A little Magic helps send Michigan State to the Final Four

ByDavid M. Hale ESPN logo
Monday, April 1, 2019

WASHINGTON -- When Magic Johnson showed up for Michigan State's practice Saturday, Tom Izzo simply stood to the side and let the best player in the program's history do a little coaching.

Magic wanted Michigan State to get out in transition against Duke and, as fate would have it, the Spartans finished Sunday's epic win with a 15-0 edge in fast-break points.

Magic told his guys to box out early against Duke, and sure enough, the Spartans corralled a half dozen early offensive boards that helped build the foundation for Sunday's win.

Then he told this season's Michigan State team how much it reminded him of his own title run 40 years ago. Living up to that would be a far bigger challenge for the Spartans.

And yet, here they are. Cassius Winston and his 20 points, 10 assists and 1 turnover, a performance that will be etched into Michigan State lore right alongside Johnson's heroics from 1979. Xavier Tillman's grueling battle against Zion Williamson that frustrated the Duke star as much as any matchup this season.Kenny Goins' dramatic 3-pointer with 34 seconds left to give Michigan State a lead, a shot he had missed and missed and missed so often that his coach asked if he'd ever make one.

"I'll make the next one," he told Izzo.

It had been four years since the Spartans made it this far, to a Final Four with a chance to win it all. For most programs, that's a blip. For Michigan State, an eternity. This is a place where legacy matters, where the legends of the past -- Johnson and Mateen Cleaves and Charlie Bell, all in attendance Sunday -- loom large.

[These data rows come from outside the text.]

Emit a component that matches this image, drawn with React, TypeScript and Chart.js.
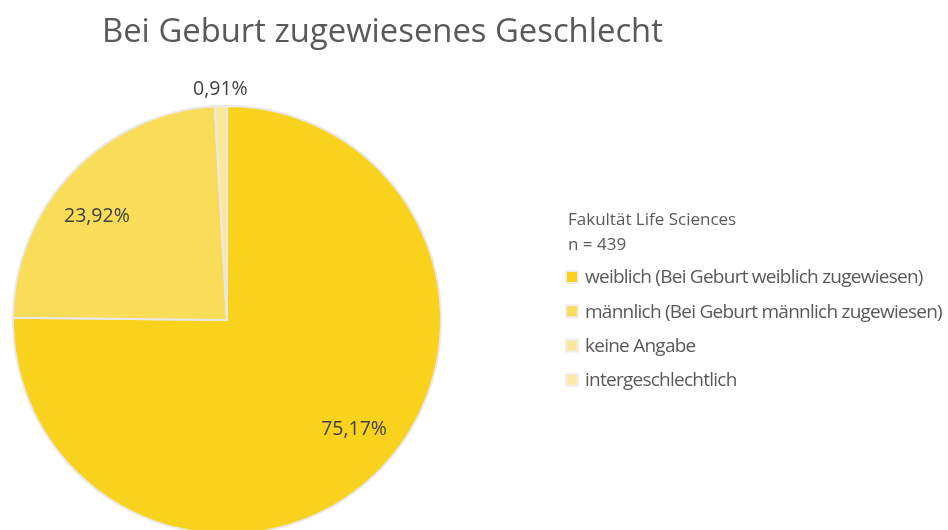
import React, { useEffect, useRef } from "react";
import { Chart, registerables } from "chart.js";

Chart.register(...registerables);

const chartTitle = "Bei Geburt zugewiesenes Geschlecht";
const legendTitle = ["Fakultät Life Sciences", "n = 439"];
const categories = [
  "weiblich (Bei Geburt weiblich zugewiesen)",
  "männlich (Bei Geburt männlich zugewiesen)",
  "keine Angabe",
  "intergeschlechtlich",
];
const percentages = [75.17, 23.92, 0.91, 0];
const colors = ["#f9d21d", "#f9dc58", "#fbe89b", "#fbeaa6"];

const W = 948;
const H = 540;

const overlayPlugin = {
  id: "overlay",
  afterDraw(chart: any) {
    const ctx = chart.ctx as CanvasRenderingContext2D;
    const meta = chart.getDatasetMeta(0);
    ctx.save();
    // title
    ctx.fillStyle = "#595959";
    ctx.font = "32.8px 'Open Sans'";
    ctx.textAlign = "left";
    ctx.textBaseline = "alphabetic";
    ctx.fillText(chartTitle, 102, 42);

    // slice labels
    ctx.font = "19.5px 'Open Sans'";
    ctx.fillStyle = "#404040";
    ctx.textAlign = "center";
    ctx.textBaseline = "middle";
    meta.data.forEach((arc: any, i: number) => {
      const v = percentages[i];
      if (!v) return;
      const { x, y, startAngle, endAngle, outerRadius } = arc.getProps(
        ["x", "y", "startAngle", "endAngle", "outerRadius"],
        true
      );
      const outside = v < 3;
      const mid = (startAngle + endAngle) / 2 - (outside ? 0 : 0.085);
      const r = outside ? outerRadius + 18 : outerRadius * 0.78;
      const lx = x + Math.cos(mid) * r;
      const ly = y + Math.sin(mid) * r;
      ctx.fillText(v.toFixed(2).replace(".", ",") + "%", lx, ly + 1);
    });

    // legend
    const lx = 568;
    ctx.textAlign = "left";
    ctx.fillStyle = "#595959";
    ctx.font = "17px 'Open Sans'";
    legendTitle.forEach((t, i) => ctx.fillText(t, lx, 220 + i * 25));
    const items = chart.data.labels as string[];
    const ds = chart.data.datasets[0];
    (ctx as any).letterSpacing = "-0.75px";
    ctx.font = "19px 'Open Sans'";
    items.forEach((label, i) => {
      const cy = 277 + i * 34.3;
      ctx.fillStyle = "#eeeeee";
      ctx.fillRect(lx - 3, cy - 7, 14, 14);
      ctx.fillStyle = ds.backgroundColor[i];
      ctx.fillRect(lx - 1, cy - 5, 10, 10);
      ctx.fillStyle = "#595959";
      ctx.fillText(label, lx + 17, cy + 1);
    });
    ctx.restore();
  },
};

export default function App() {
  const ref = useRef<HTMLCanvasElement | null>(null);
  useEffect(() => {
    document.body.style.margin = "0";
    const chart = new Chart(ref.current as HTMLCanvasElement, {
      type: "pie",
      data: {
        labels: categories,
        datasets: [
          {
            data: percentages,
            backgroundColor: colors,
            borderColor: "#e9e9e9",
            borderWidth: 2,
          },
        ],
      },
      options: {
        responsive: false,
        animation: false,
        layout: { padding: { left: 12, right: W - 442, top: 105, bottom: H - 535 } },
        plugins: {
          legend: { display: false },
          title: { display: false },
          tooltip: { enabled: false },
        },
      },
      plugins: [overlayPlugin],
    });
    return () => chart.destroy();
  }, []);
  return (
    <div style={{ position: "fixed", left: 0, top: 0, width: 948, height: 530, overflow: "hidden", background: "#fff" }}>
      <canvas ref={ref} width={W} height={H} style={{ width: W, height: H, display: "block" }} />
    </div>
  );
}
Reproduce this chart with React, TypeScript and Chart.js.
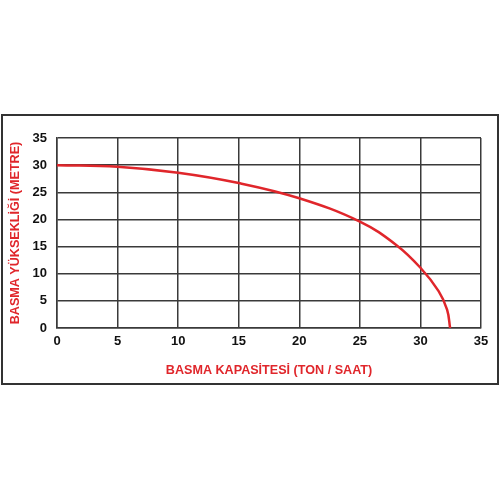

And now, Winston and Tillman and Goins have their own chapter in Spartans lore.

The Spartans' 68-67 win sent Duke home, in all likelihood ending the college careers of superstars Williamson and RJ Barrett. Hours earlier, Auburn toppled another blue blood, sending Kentucky to its own tournament exit. Gonzaga and North Carolina and Michigan? Gone, gone and gone this weekend.

The last of the legacy brands still standing is Michigan State.

Before the game, Michigan State watched a video its production staff had compiled. Players from past Final Four teams all chimed in, offering messages of support, encouragement and advice.

"I guess the only good thing about Twitter," Izzo said, "is they were all able to send things in via social media."

Now, Izzo joked, Magic Johnson and the others would have to come up with a game plan for a national championship, too.

Thing is though, there's no game plan for the confidence Winston brings to this Michigan State team that, after 20 shots, his teammates just wanted him to shoot more. And there's no advice to give Matt McQuaid when he decides he wasn't quite physical enough attacking the basket on one shot, so on the next he delivers a jaw-dropping dunk. "I don't know what got into me," he said afterward. And there's precious little precedent for the way Michigan State picked apart everything Duke did well all season, forcing Williamson away from the go-to parts of his massive repertoire, to beat the Blue Devils at their own game. No one had done that so thoroughly this season.

All of that, that's a new legacy. That's how this crop of Spartans joins Magic and Mateen and the others who set the stage, and if they finish the job in Minneapolis next week, it's why they'll be mentioned in the same hushed tones.

"We hope to leave our mark," Winston said. "And one day we're going to come back and tell the young guys, this is what it takes to get to this point. It's a big deal seeing those guys and seeing what the program means to them and have that same feeling that, years and years from now, we'll come back and maybe do that same thing."